THE BVRLA has launched what it calls a Van Plan to help operators move to zero emission vehicles and assist the government in understanding the assistance the commercial vehicle sector requires to meet its 2030 goal.

The association points out that the van sector faces a series of unique issues in the to transition to zero emissions.

These include:

  • The cost and difficulty associated with installing fast charge points at van depots
  • Many van drivers having to rely on public charge points to charge their electric vans
  • On-street charging bays that are not large enough to accommodate vans
  • The average zero-emission van is 31% more expensive than its diesel equivalent
  • A lack of zero emission vans that are able to carry heavy loads for long distances or provide adequate on-board power for tail-lifts or refrigeration units

I am confident that the government appreciates the important contribution the van market makes to society and the UK economy, but it has failed to understand that commercial vehicles are a long way behind cars and a targeted plan is needed.

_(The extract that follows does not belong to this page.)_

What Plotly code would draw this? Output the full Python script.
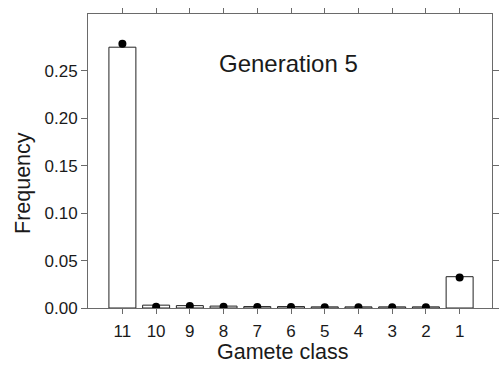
import plotly.graph_objects as go

# Gamete classes, in plotting order
gamete_class = ["11", "10", "9", "8", "7", "6", "5", "4", "3", "2", "1"]
# Observed frequencies (bars) and expected frequencies (dots)
bar_freq = [0.275, 0.003, 0.0025, 0.002, 0.0015, 0.0015, 0.0012, 0.0012, 0.0012, 0.0012, 0.033]
dot_freq = [0.2785, 0.0012, 0.0022, 0.0012, 0.001, 0.001, 0.0008, 0.0008, 0.0008, 0.0008, 0.0322]
y_ticks = [0.00, 0.05, 0.10, 0.15, 0.20, 0.25]

font_family = "Liberation Sans, Arial, sans-serif"
axis_color = "#6a6a6a"
text_color = "#1a1a1a"

fig = go.Figure()
fig.add_trace(go.Bar(
    x=gamete_class, y=bar_freq, width=0.8,
    marker=dict(color="white", line=dict(color="#222222", width=1)),
    showlegend=False,
))
fig.add_trace(go.Scatter(
    x=gamete_class, y=dot_freq, mode="markers",
    marker=dict(color="black", size=8),
    showlegend=False,
))

# Panel label and axis titles
fig.add_annotation(
    text="Generation 5", x=0.496, y=0.884, xref="paper", yref="paper",
    showarrow=False, font=dict(size=24, color=text_color, family=font_family),
)
fig.add_annotation(
    text="Frequency", x=-0.161, y=0.425, xref="paper", yref="paper",
    textangle=-90, xanchor="center", yanchor="middle", showarrow=False,
    font=dict(size=21.5, color=text_color, family=font_family),
)
fig.add_annotation(
    text="Gamete class", x=0.482, y=-0.194, xref="paper", yref="paper",
    xanchor="center", yanchor="bottom", showarrow=False, borderpad=0,
    font=dict(size=21.5, color=text_color, family=font_family),
)

fig.update_xaxes(
    type="category", range=[-1.02, 10.96],
    showline=True, linecolor=axis_color, linewidth=1, mirror="ticks",
    ticks="outside", ticklen=5, tickcolor=axis_color, ticklabelstandoff=3,
    showgrid=False, zeroline=False,
    tickfont=dict(size=17, color=text_color, family=font_family),
)
fig.update_yaxes(
    range=[0, 0.31], tickvals=y_ticks, ticktext=[f"{v:.2f}" for v in y_ticks],
    showline=True, linecolor=axis_color, linewidth=1, mirror="ticks",
    ticks="outside", ticklen=6, tickcolor=axis_color,
    showgrid=False, zeroline=False,
    tickfont=dict(size=17, color=text_color, family=font_family),
)

fig.update_layout(
    width=500, height=365,
    margin=dict(l=88, r=1, t=14, b=57),
    paper_bgcolor="white", plot_bgcolor="white",
    bargap=0.2,
)

fig.write_html("out.html")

Gerry Keaney, chief executive, BVRLA

The practical measures the BVRLA wants the government to consider to get van fleet decarbonisation on track include:

  • Ringfenced funding for the van sector
  • New van charging grants and funding
  • Ensuring the supply chain caters for vans
  • Develop van specific targets and requirements for charge point provision
  • Dropping the exclusion of rented and leased vans from the super deduction

Keaney added: “Without the right fiscal support millions of van drivers and fleet operators could see business recovery stifled and government could see zero-emission targets not met if steps are not taken now to support fleets and the 3.4 million people who rely on vans every day to do their job.”